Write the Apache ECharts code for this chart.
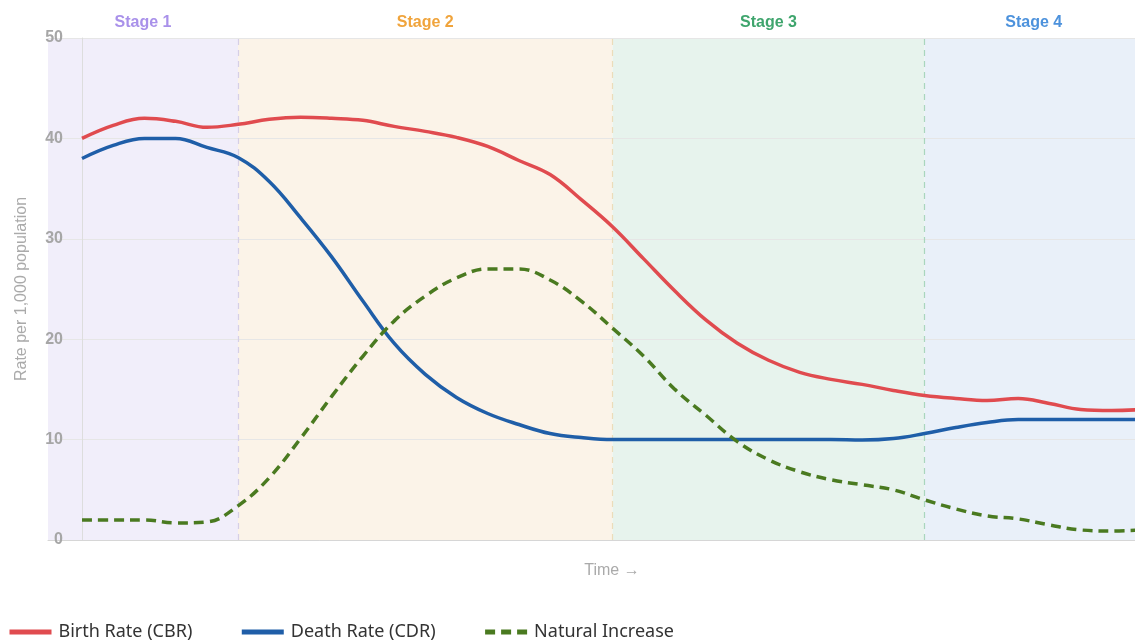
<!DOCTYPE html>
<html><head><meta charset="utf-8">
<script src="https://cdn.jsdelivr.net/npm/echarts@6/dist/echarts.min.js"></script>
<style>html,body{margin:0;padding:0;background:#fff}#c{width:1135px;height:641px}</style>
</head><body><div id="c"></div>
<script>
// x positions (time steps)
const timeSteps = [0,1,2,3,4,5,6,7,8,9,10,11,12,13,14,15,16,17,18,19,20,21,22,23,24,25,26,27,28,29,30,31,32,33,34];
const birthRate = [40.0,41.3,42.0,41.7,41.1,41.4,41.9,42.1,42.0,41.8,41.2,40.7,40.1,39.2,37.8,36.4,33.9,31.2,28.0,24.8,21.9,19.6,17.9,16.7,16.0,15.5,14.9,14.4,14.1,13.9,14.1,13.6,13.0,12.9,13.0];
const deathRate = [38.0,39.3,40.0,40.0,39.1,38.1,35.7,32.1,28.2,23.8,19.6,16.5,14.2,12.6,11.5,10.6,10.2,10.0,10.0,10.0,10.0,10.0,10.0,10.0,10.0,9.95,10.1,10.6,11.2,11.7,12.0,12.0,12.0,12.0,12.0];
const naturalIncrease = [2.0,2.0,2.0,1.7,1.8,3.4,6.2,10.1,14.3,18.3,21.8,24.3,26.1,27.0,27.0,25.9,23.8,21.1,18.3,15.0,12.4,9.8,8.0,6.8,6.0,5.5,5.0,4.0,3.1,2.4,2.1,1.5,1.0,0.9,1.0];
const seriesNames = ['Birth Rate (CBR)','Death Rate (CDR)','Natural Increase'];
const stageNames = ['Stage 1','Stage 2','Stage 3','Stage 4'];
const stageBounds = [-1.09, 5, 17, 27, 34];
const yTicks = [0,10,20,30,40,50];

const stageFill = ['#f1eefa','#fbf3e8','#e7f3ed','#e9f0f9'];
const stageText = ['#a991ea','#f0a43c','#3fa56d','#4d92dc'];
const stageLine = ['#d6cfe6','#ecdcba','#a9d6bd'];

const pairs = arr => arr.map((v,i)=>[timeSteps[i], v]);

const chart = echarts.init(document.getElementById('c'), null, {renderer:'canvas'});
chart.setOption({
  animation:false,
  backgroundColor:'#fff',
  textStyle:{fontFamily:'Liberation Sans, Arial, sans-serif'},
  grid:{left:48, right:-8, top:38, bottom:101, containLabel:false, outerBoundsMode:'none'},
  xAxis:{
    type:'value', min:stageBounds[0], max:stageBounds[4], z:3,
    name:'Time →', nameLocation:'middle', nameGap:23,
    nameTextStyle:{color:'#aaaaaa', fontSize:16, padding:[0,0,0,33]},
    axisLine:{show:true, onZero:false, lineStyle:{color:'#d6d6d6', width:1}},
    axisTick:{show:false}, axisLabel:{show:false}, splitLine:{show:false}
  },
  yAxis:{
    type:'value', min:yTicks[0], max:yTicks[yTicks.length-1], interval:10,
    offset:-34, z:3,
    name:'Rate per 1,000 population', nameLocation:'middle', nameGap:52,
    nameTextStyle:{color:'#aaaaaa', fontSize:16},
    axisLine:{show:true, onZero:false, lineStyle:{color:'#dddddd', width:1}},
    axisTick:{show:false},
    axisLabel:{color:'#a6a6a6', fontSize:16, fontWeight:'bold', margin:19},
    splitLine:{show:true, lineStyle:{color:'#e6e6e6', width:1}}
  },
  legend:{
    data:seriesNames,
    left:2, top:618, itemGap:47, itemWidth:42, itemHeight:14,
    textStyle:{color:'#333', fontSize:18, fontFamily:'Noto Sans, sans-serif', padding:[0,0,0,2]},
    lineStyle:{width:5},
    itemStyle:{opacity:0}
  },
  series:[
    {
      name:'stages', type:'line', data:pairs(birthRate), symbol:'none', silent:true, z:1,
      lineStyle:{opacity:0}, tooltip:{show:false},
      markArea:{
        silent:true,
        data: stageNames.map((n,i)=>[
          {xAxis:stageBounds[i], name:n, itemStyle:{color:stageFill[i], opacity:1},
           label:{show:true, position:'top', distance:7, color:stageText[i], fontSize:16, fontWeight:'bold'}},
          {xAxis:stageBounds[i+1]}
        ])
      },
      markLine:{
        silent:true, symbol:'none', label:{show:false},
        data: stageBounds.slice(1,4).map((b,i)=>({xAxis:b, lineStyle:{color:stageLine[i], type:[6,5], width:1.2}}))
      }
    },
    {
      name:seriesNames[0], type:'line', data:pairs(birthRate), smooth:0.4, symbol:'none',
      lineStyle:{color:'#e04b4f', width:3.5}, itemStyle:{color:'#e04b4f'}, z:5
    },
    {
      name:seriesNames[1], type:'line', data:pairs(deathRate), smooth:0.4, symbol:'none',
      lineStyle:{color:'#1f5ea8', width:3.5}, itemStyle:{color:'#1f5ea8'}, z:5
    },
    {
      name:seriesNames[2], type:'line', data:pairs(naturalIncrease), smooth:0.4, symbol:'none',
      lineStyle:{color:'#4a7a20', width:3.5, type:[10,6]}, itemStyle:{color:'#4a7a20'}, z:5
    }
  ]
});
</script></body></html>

### [Short task]
Extract every line of the data exactly; pictures stay out.

### [Full response]
Write the Apache ECharts code for this chart.
<!DOCTYPE html>
<html><head><meta charset="utf-8">
<script src="https://cdn.jsdelivr.net/npm/echarts@6/dist/echarts.min.js"></script>
<style>html,body{margin:0;padding:0;background:#fff}#c{width:1135px;height:641px}</style>
</head><body><div id="c"></div>
<script>
// x positions (time steps)
const timeSteps = [0,1,2,3,4,5,6,7,8,9,10,11,12,13,14,15,16,17,18,19,20,21,22,23,24,25,26,27,28,29,30,31,32,33,34];
const birthRate = [40.0,41.3,42.0,41.7,41.1,41.4,41.9,42.1,42.0,41.8,41.2,40.7,40.1,39.2,37.8,36.4,33.9,31.2,28.0,24.8,21.9,19.6,17.9,16.7,16.0,15.5,14.9,14.4,14.1,13.9,14.1,13.6,13.0,12.9,13.0];
const deathRate = [38.0,39.3,40.0,40.0,39.1,38.1,35.7,32.1,28.2,23.8,19.6,16.5,14.2,12.6,11.5,10.6,10.2,10.0,10.0,10.0,10.0,10.0,10.0,10.0,10.0,9.95,10.1,10.6,11.2,11.7,12.0,12.0,12.0,12.0,12.0];
const naturalIncrease = [2.0,2.0,2.0,1.7,1.8,3.4,6.2,10.1,14.3,18.3,21.8,24.3,26.1,27.0,27.0,25.9,23.8,21.1,18.3,15.0,12.4,9.8,8.0,6.8,6.0,5.5,5.0,4.0,3.1,2.4,2.1,1.5,1.0,0.9,1.0];
const seriesNames = ['Birth Rate (CBR)','Death Rate (CDR)','Natural Increase'];
const stageNames = ['Stage 1','Stage 2','Stage 3','Stage 4'];
const stageBounds = [-1.09, 5, 17, 27, 34];
const yTicks = [0,10,20,30,40,50];

const stageFill = ['#f1eefa','#fbf3e8','#e7f3ed','#e9f0f9'];
const stageText = ['#a991ea','#f0a43c','#3fa56d','#4d92dc'];
const stageLine = ['#d6cfe6','#ecdcba','#a9d6bd'];

const pairs = arr => arr.map((v,i)=>[timeSteps[i], v]);

const chart = echarts.init(document.getElementById('c'), null, {renderer:'canvas'});
chart.setOption({
  animation:false,
  backgroundColor:'#fff',
  textStyle:{fontFamily:'Liberation Sans, Arial, sans-serif'},
  grid:{left:48, right:-8, top:38, bottom:101, containLabel:false, outerBoundsMode:'none'},
  xAxis:{
    type:'value', min:stageBounds[0], max:stageBounds[4], z:3,
    name:'Time →', nameLocation:'middle', nameGap:23,
    nameTextStyle:{color:'#aaaaaa', fontSize:16, padding:[0,0,0,33]},
    axisLine:{show:true, onZero:false, lineStyle:{color:'#d6d6d6', width:1}},
    axisTick:{show:false}, axisLabel:{show:false}, splitLine:{show:false}
  },
  yAxis:{
    type:'value', min:yTicks[0], max:yTicks[yTicks.length-1], interval:10,
    offset:-34, z:3,
    name:'Rate per 1,000 population', nameLocation:'middle', nameGap:52,
    nameTextStyle:{color:'#aaaaaa', fontSize:16},
    axisLine:{show:true, onZero:false, lineStyle:{color:'#dddddd', width:1}},
    axisTick:{show:false},
    axisLabel:{color:'#a6a6a6', fontSize:16, fontWeight:'bold', margin:19},
    splitLine:{show:true, lineStyle:{color:'#e6e6e6', width:1}}
  },
  legend:{
    data:seriesNames,
    left:2, top:618, itemGap:47, itemWidth:42, itemHeight:14,
    textStyle:{color:'#333', fontSize:18, fontFamily:'Noto Sans, sans-serif', padding:[0,0,0,2]},
    lineStyle:{width:5},
    itemStyle:{opacity:0}
  },
  series:[
    {
      name:'stages', type:'line', data:pairs(birthRate), symbol:'none', silent:true, z:1,
      lineStyle:{opacity:0}, tooltip:{show:false},
      markArea:{
        silent:true,
        data: stageNames.map((n,i)=>[
          {xAxis:stageBounds[i], name:n, itemStyle:{color:stageFill[i], opacity:1},
           label:{show:true, position:'top', distance:7, color:stageText[i], fontSize:16, fontWeight:'bold'}},
          {xAxis:stageBounds[i+1]}
        ])
      },
      markLine:{
        silent:true, symbol:'none', label:{show:false},
        data: stageBounds.slice(1,4).map((b,i)=>({xAxis:b, lineStyle:{color:stageLine[i], type:[6,5], width:1.2}}))
      }
    },
    {
      name:seriesNames[0], type:'line', data:pairs(birthRate), smooth:0.4, symbol:'none',
      lineStyle:{color:'#e04b4f', width:3.5}, itemStyle:{color:'#e04b4f'}, z:5
    },
    {
      name:seriesNames[1], type:'line', data:pairs(deathRate), smooth:0.4, symbol:'none',
      lineStyle:{color:'#1f5ea8', width:3.5}, itemStyle:{color:'#1f5ea8'}, z:5
    },
    {
      name:seriesNames[2], type:'line', data:pairs(naturalIncrease), smooth:0.4, symbol:'none',
      lineStyle:{color:'#4a7a20', width:3.5, type:[10,6]}, itemStyle:{color:'#4a7a20'}, z:5
    }
  ]
});
</script></body></html>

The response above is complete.